- [STATED TASK]
Return only the number of lines in the entries below that hold the word "chart".

Source data
'''

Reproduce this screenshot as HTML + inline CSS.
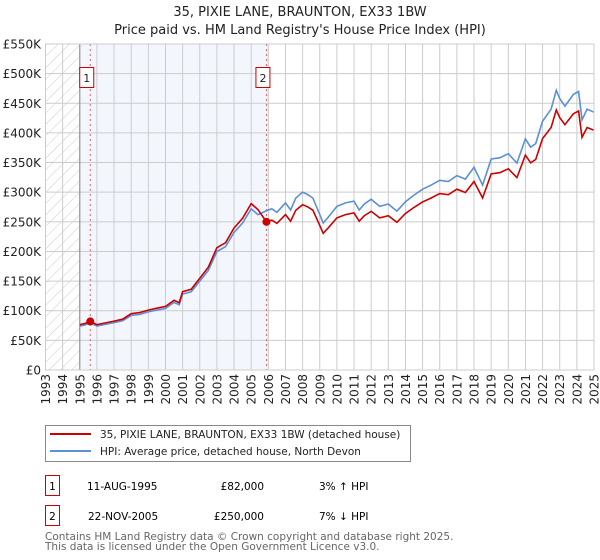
<!DOCTYPE html>
<html><head><meta charset="utf-8"><style>
body{margin:0;background:#fff;font-family:"DejaVu Sans","Liberation Sans",sans-serif;}
#wrap{position:relative;width:600px;height:560px;overflow:hidden;}
</style></head><body>
<div id="wrap">
<svg id="chart" width="600" height="560" xmlns="http://www.w3.org/2000/svg" font-family="DejaVu Sans, Liberation Sans, sans-serif">
<text x="300" y="16" text-anchor="middle" font-size="13" fill="#222">35, PIXIE LANE, BRAUNTON, EX33 1BW</text>
<text x="300" y="34" text-anchor="middle" font-size="13" fill="#222">Price paid vs. HM Land Registry's House Price Index (HPI)</text>
<defs><pattern id="hatch" width="8" height="8" patternUnits="userSpaceOnUse" patternTransform="rotate(45)"><line x1="0" y1="0" x2="0" y2="8" stroke="#ccc" stroke-width="1"/></pattern></defs>
<g id="plot"></g>
<g id="lower">
<rect x="45.5" y="425.5" width="365" height="36" fill="#fff" stroke="#888"/>
<line x1="50" y1="434" x2="91" y2="434" stroke="#cc0000" stroke-width="2"/>
<text x="100" y="438" font-size="10.5" fill="#222">35, PIXIE LANE, BRAUNTON, EX33 1BW (detached house)</text>
<line x1="50" y1="451" x2="91" y2="451" stroke="#5b8fd6" stroke-width="2"/>
<text x="100" y="455" font-size="10.5" fill="#222">HPI: Average price, detached house, North Devon</text>
<rect x="45.5" y="475.5" width="14" height="20" fill="#fff" stroke="#cc0000"/>
<text x="52.5" y="490" font-size="10.5" text-anchor="middle">1</text>
<text x="87" y="490" font-size="10.5">11-AUG-1995</text>
<text x="264" y="490" font-size="10.5" text-anchor="end">£82,000</text>
<text x="319" y="490" font-size="10.5">3% ↑ HPI</text>
<rect x="45.5" y="505.5" width="14" height="20" fill="#fff" stroke="#cc0000"/>
<text x="52.5" y="520" font-size="10.5" text-anchor="middle">2</text>
<text x="88" y="520" font-size="10.5">22-NOV-2005</text>
<text x="264" y="520" font-size="10.5" text-anchor="end">£250,000</text>
<text x="319" y="520" font-size="10.5">7% ↓ HPI</text>
<text x="45" y="540" font-size="10.5" fill="#666">Contains HM Land Registry data © Crown copyright and database right 2025.</text>
<text x="45" y="550" font-size="10.5" fill="#666">This data is licensed under the Open Government Licence v3.0.</text>
</g>
</svg>
</div>
<script>
const hpiYears = [1995.0,1995.3,1995.6,1996.0,1996.5,1997.0,1997.5,1998.0,1998.5,1999.0,1999.5,2000.0,2000.5,2000.8,2001.0,2001.5,2002.0,2002.5,2003.0,2003.5,2004.0,2004.5,2005.0,2005.4,2005.9,2006.2,2006.5,2007.0,2007.3,2007.6,2008.0,2008.3,2008.6,2009.0,2009.2,2009.5,2010.0,2010.5,2011.0,2011.3,2011.6,2012.0,2012.5,2013.0,2013.5,2014.0,2014.5,2015.0,2015.5,2016.0,2016.5,2017.0,2017.5,2018.0,2018.5,2019.0,2019.5,2020.0,2020.5,2021.0,2021.3,2021.6,2022.0,2022.5,2022.8,2023.0,2023.3,2023.8,2024.1,2024.3,2024.6,2025.0];
const hpiValues = [74000,76000,79600,74000,77000,80000,83000,92000,94000,98000,101000,104000,114000,110000,128000,132000,150000,168000,200000,208000,232000,248000,272000,262000,269000,272000,266000,282000,270000,290000,300000,296000,290000,262000,248000,258000,276000,282000,285000,270000,280000,288000,276000,280000,268000,284000,295000,305000,312000,320000,318000,328000,322000,342000,312000,356000,358000,365000,349000,390000,376000,382000,420000,440000,472000,458000,445000,465000,470000,422000,440000,435000];
const saleYears = [1995.61, 2005.89];
const salePrices = [82000, 250000];
const yTicks = [0,50000,100000,150000,200000,250000,300000,350000,400000,450000,500000,550000];
const yTickLabels = ["£0","£50K","£100K","£150K","£200K","£250K","£300K","£350K","£400K","£450K","£500K","£550K"];
const xTicks = [1993,1994,1995,1996,1997,1998,1999,2000,2001,2002,2003,2004,2005,2006,2007,2008,2009,2010,2011,2012,2013,2014,2015,2016,2017,2018,2019,2020,2021,2022,2023,2024,2025];

const L=45.5,R=594,T=44,B=370;
const xs=y=>L+(y-1993)/(2025-1993)*(R-L);
const ys=v=>B-v/550000*(B-T);
const NS="http://www.w3.org/2000/svg";
const g=document.getElementById('plot');
function mk(tag,attrs){const e=document.createElementNS(NS,tag);for(const k in attrs)e.setAttribute(k,attrs[k]);g.appendChild(e);return e;}
function hpiAt(t){for(let i=1;i<hpiYears.length;i++){if(t<=hpiYears[i]){const f=(t-hpiYears[i-1])/(hpiYears[i]-hpiYears[i-1]);return hpiValues[i-1]+f*(hpiValues[i]-hpiValues[i-1]);}}return hpiValues[hpiValues.length-1];}

let e=mk('rect',{x:xs(1995),y:T,width:xs(saleYears[1])-xs(1995)+2,height:B-T,fill:'#eef3fc',opacity:0.7});


e=mk('rect',{x:L,y:T,width:xs(1995)-L,height:B-T,fill:'url(#hatch)'});


yTicks.forEach((v,i)=>{
  let l=mk('line',{x1:L,x2:R,y1:ys(v),y2:ys(v),stroke:'#ccc','stroke-width':1});
  
  
  let t=mk('text',{x:41,y:ys(v)+4.5,'text-anchor':'end','font-size':12,fill:'#222'});
  t.textContent=yTickLabels[i];
  
  
});
xTicks.forEach(yr=>{
  let l=mk('line',{x1:xs(yr),x2:xs(yr),y1:T,y2:B,stroke:'#ccc','stroke-width':1});
  
  
  let t=mk('text',{x:0,y:0,'font-size':12,fill:'#222','text-anchor':'end',transform:`translate(${xs(yr)+4.5},374) rotate(-90)`});
  t.textContent=yr;
  
  
});
e=mk('line',{x1:xs(1995),x2:xs(1995),y1:T,y2:B,stroke:'#888','stroke-width':1});


saleYears.forEach((sy,i)=>{
  let l=mk('line',{x1:xs(sy),x2:xs(sy),y1:T,y2:B,stroke:'#e06060','stroke-width':1,'stroke-dasharray':'2,3'});
  
  
  let r=mk('rect',{x:xs(sy)-10.5,y:67.5,width:14,height:20,fill:'#fff',stroke:'#cc0000'});
  
  
  let t=mk('text',{x:xs(sy)-3.5,y:82,'font-size':11,'text-anchor':'middle',fill:'#222'});
  t.textContent=String(i+1);
  
  
});
let hp=hpiYears.map((y,i)=>xs(y).toFixed(1)+','+ys(hpiValues[i]).toFixed(1)).join(' ');
e=mk('polyline',{points:hp,fill:'none',stroke:'#5b8fd6','stroke-width':1.6});


const ratios=saleYears.map((s,i)=>salePrices[i]/hpiAt(s));
let pts=[];
hpiYears.forEach((y,i)=>{
  if(y>saleYears[1]&&(pts.length&&hpiYears[i-1]<=saleYears[1])){pts.push([saleYears[1],salePrices[1]]);}
  const r=y<saleYears[1]?ratios[0]:ratios[1];
  pts.push([y,hpiValues[i]*r]);
});
let pp=pts.map(p=>xs(p[0]).toFixed(1)+','+ys(p[1]).toFixed(1)).join(' ');
e=mk('polyline',{points:pp,fill:'none',stroke:'#cc0000','stroke-width':1.6});


saleYears.forEach((sy,i)=>{
  let c=mk('circle',{cx:xs(sy),cy:ys(salePrices[i]),r:4,fill:'#cc0000'});
  
  
});
e=mk('rect',{x:L,y:T,width:R-L,height:B-T,fill:'none',stroke:'#ccc'});


</script>
</body></html>
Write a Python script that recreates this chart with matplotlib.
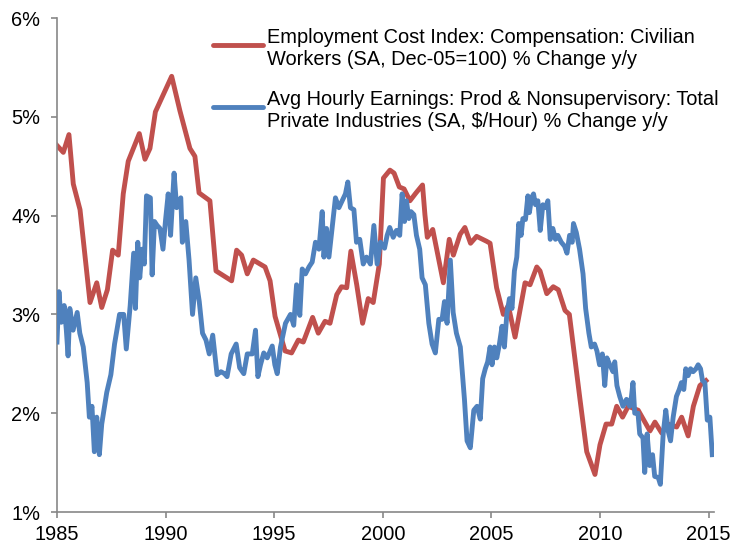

'''

- [CORRECT RESULT]
2